Director of Public Safety Jeffrey Van Slyke had a heartening message for the Georgetown community at the start of the school year: the Department of Public Safety was ready to get serious about Georgetown’s sexual assault problem. At a public safety open forum on September 3, Van Slyke announced that Georgetown would work towards offering classes in Rape Aggression Defense Systems (RAD), the nation’s preeminent self-defense program, to interested females. Four sexual assaults and nearly three months later, RAD is still in its planning stages. The neighborhood isn’t getting any safer, and Georgetown shouldn’t have to wait much longer for Van Slyke to fulfill his promise. If DPS really wants to reduce sexual assault at Georgetown, it should start offering the RAD program within the first month of next semester.
The reason for the delay? DPS hasn’t yet secured sufficient funding for the project, according to Van Slyke.
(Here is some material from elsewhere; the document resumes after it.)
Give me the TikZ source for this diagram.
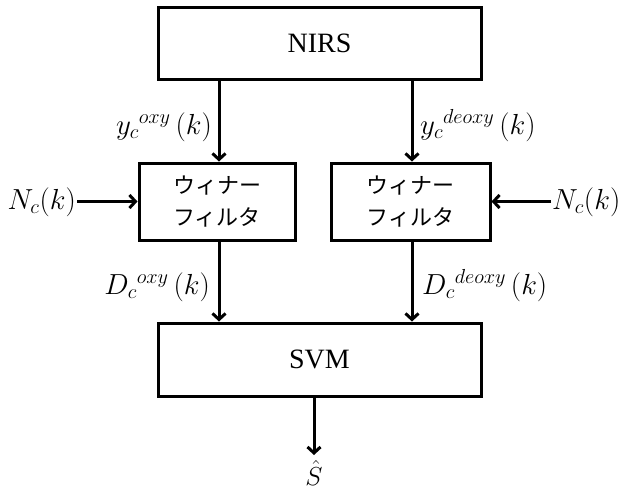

Despite other efforts to improve security on campus, including bike patrols and the Adopt-a-Cop program, the frequency of sexual assaults in the Georgetown neighborhood is not letting up. Just this past month, one Georgetown student was groped as she was walking along O Street and one was sexually assaulted on Wisconsin Avenue, suffering a broken shoulder. The RAD program, which teaches risk reduction, avoidance, and awareness in addition to physical self-defense tactics, wouldn’t completely eliminate sexual assault at Georgetown, but it would give female Hoyas a fighting chance against potential attackers.
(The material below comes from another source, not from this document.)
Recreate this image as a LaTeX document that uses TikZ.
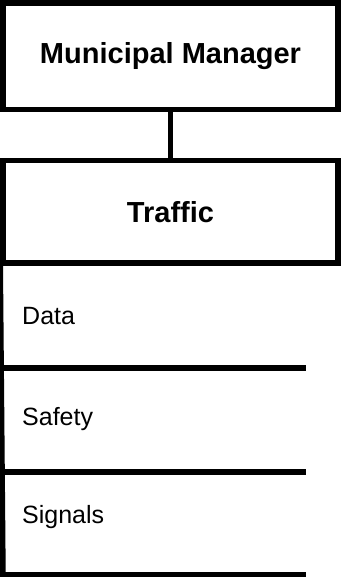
\documentclass[tikz,border=0pt]{standalone}
\usepackage{fontspec}
\setmainfont{Liberation Sans}
\usetikzlibrary{positioning}

\tikzset{
    headbox/.style={draw, line width=5.5pt, minimum width=335pt, inner sep=0pt,
        font=\fontsize{29}{35}\selectfont\bfseries},
    itemtext/.style={anchor=west, inner sep=0pt, font=\fontsize{25}{30}\selectfont},
    rule/.style={line width=5.5pt}
}

\begin{document}
\begin{tikzpicture}[x=1pt, y=-1pt]
    \useasboundingbox (0,0) rectangle (341,577);

    % Manager box
    \node[headbox, minimum height=106.5pt] (mm) at (170.5,56.2) {Municipal Manager};

    % Department box
    \node[headbox, minimum height=102.5pt] (traffic) at (170.5,211.8) {Traffic};
    \draw[rule] (mm.south) -- (traffic.north);

    % Sections
    \node[itemtext] (data) at (22,316) {Data};
    \node[itemtext] (safety) at (22,419) {Safety};
    \node[itemtext] (signals) at (22,517) {Signals};

    \coordinate (datab) at (0,368);
    \coordinate (safetyb) at (0,472);
    \coordinate (signalsb) at (0,574.5);

    \draw[rule] (traffic.south west) -- (3,577);
    \draw[rule] (datab) -- ++(306,0);
    \draw[rule] (safetyb) -- ++(306,0);
    \draw[rule] (signalsb) -- ++(306,0);
\end{tikzpicture}
\end{document}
GUSA President Pat Dowd also realizes the need to address Georgetown’s sexual assault problem. After seeing the pain of sexual assault first-hand when a friend of his was attacked earlier this semester, Dowd has been working to expand SafeRides’ hours of operation to between dusk and 3 a.m. Dowd has done little to advocate for RAD though, and, perplexingly, he told a Voice reporter that he thought self-defense training “would do little to prevent sexual assault,” particularly when the assailant is armed. (The RAD program specifically trains students how to defend against knives and firearms.) The reason that the RAD program has been taught to over 300,000 women since its inception in 1989 is that it does a great deal to prevent sexual assault. Dowd would do well to recognize this fact. Dowd could be a powerful advocate for RAD at Georgetown and should work closely with DPS to ensure RAD is initiated as soon as possible.
Given the prevalence of sexual assault in the neighborhood, Georgetown can no longer afford to be behind the curve when it comes to self-defense training for female students. DPS must do everything it can to begin offering the program early next semester.